Mines D, Fosnocht KM, Berlin JA, Strom BL. Can primary care physicians diagnose innocent heart murmurs? Presented at the 1999 22nd Annual Meeting of the Society for General Internal Medicine; May 1, 1999. San Francisco, CA. [abstract] J Gen Intern Med. 1999 Feb; 14(Suppl 2):113. doi: 10.1046/j.1525-1497.1999.1420005.x


Recent American Heart Association guidelines suggest that the diagnosis of "innocent murmur" can be made without echocurdiography if certain clinical criteria are present. Because little is known about the auscultatory skills of primary care physicians (PCPs), we studied their ability to classify several murmur features used in these guidelines.

We used a cross-sectional design in which physicians evaluated a panel of 12 "virtual patients," whose heart sounds were produced by a high fidelity simulator.
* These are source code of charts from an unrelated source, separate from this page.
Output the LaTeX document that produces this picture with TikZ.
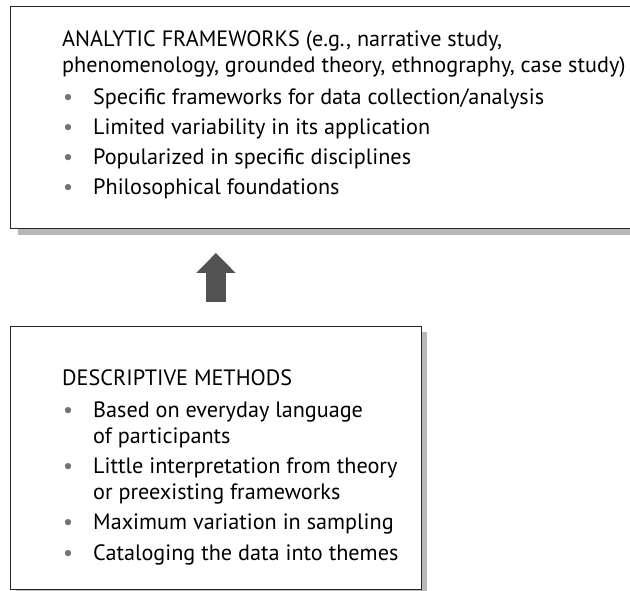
\documentclass[tikz,border=0pt]{standalone}
\usepackage{fontspec}
\setmainfont{PT Sans}
\usetikzlibrary{arrows.meta}
\usetikzlibrary{positioning}

\tikzset{
  panel/.style={draw=black!85, line width=0.9pt, fill=white, anchor=north west, inner sep=0pt},
  panelshadow/.style={fill=black!28},
  listtext/.style={anchor=north west, inner sep=0pt, align=left, font=\fontsize{22.2}{25.5}\selectfont},
  liftarrow/.style={draw=black!68, line width=20pt, -{Triangle[width=38pt,length=20pt]}}
}
\newcommand{\blt}{\makebox[31pt][l]{\hspace{1pt}\textcolor{black!55}{\textbullet}}}
\newcommand{\nob}{\makebox[31pt][l]{}}

\begin{document}
\begin{tikzpicture}[x=1pt,y=-1pt]
  \useasboundingbox (0,0) rectangle (630,591);
  \clip (0,0) rectangle (630,591);

  %% upper panel
  \fill[panelshadow] (18,10) rectangle (650,235);
  \node[panel, minimum width=640pt, minimum height=222pt] (analytic) at (10,6) {};
  \node[listtext] (analytictext) at (62,30.5) {%
    ANALYTIC FRAMEWORKS (e.g., narrative study,\\
    phenomenology, grounded theory, ethnography, case study)\\[6.5pt]
    \blt Specific frameworks for data collection/analysis\\[4.5pt]
    \blt Limited variability in its application\\[4.5pt]
    \blt Popularized in specific disciplines\\[5pt]
    \blt Philosophical foundations};

  %% lower panel
  \fill[panelshadow] (16,332) rectangle (427,600);
  \node[panel, minimum width=411pt, minimum height=263pt] (descriptive) at (10,326) {};
  \node[listtext] (descriptivetext) at (62,369.5) {%
    DESCRIPTIVE METHODS\\[6.5pt]
    \blt Based on everyday language\\
    \nob of participants\\[5pt]
    \blt Little interpretation from theory\\
    \nob or preexisting frameworks\\[5pt]
    \blt Maximum variation in sampling\\[5pt]
    \blt Cataloging the data into themes};

  % arrow between the panels
  \draw[liftarrow, shorten <=24pt, shorten >=24pt]
    (descriptive.north) -- (descriptive.north |- analytic.south);
\end{tikzpicture}
\end{document}
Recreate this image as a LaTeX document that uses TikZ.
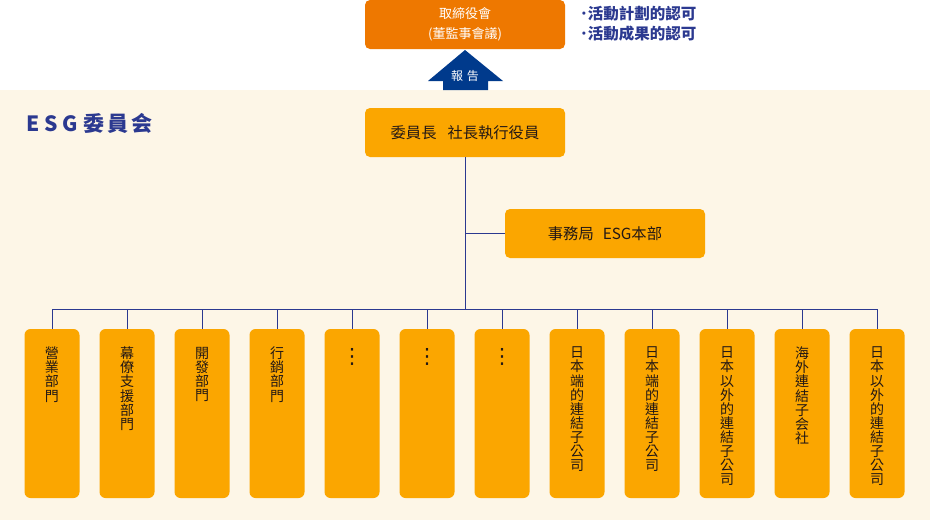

A convenience sample of 64 general internists and family physicians answered multiple choice questions about the auscultatory findings in each patient. We report sensitivity and specificity for each feature, along with 95% confidence intervals adjusted to account for clustering.

Sensitivity to detect a systolic murmur (present in all patients) was 98% (96%, 99%). To detect non-ejection shaped murmur, sensitivity was 65% (59%, 72%), and specificity 79% (75%, 83%). In patients with an ejection-shaped murmur, sensitivity to detect a peak in the second half of systole was 66% (57%, 72%), and specificity 53% (46%, 62%). To detect murmurs that got louder with a "maneuver", sensitivity was 80% (75%, 85%), and specificity 93% (91%, 95%). To detect any extra heart sound, click or diastolic murmur, sensitivity was 65% (58%, 71%), and specificity 86% (82%, 89%). Using a global measure of ability to detect any marker of a pathologic murmur, sensitivity was 95% (94%, 97%), but specificity was only 39% (32%, 46%).

Looking at physician-specific, rather than observation-level results, nearly all physicians (94%) had a global sensitivity greater than 85%. However, most physicians (63%) had a global specificity below 35%. Global specificity also varied considerably across physicians, with values ranging from 0 to 100%.

Certain physician characteristics were associated with better performance. Using multi-variable logistic regression, global specificity was higher for doctors more than I0 years out of medical school compared to their less experienced peers (OR 2.3 [95% CI 1.13, 4.72]). Judgments rated "very confident" by physicians for all directly observed murmur features also had higher specificity in the logistic models.

Based on their evaluation of 12 simulated patients, the ability of PCPs to classify individual auscultatory components of systolic murmurs is inconsistent, although global sensitivity is excellent. If a single abnormality in any murmur feature would trigger echocardiography, PCPs would miss fewer than 5% of potentially diseased cases. Using this strategy, however, many normal patients would be referred for further testing.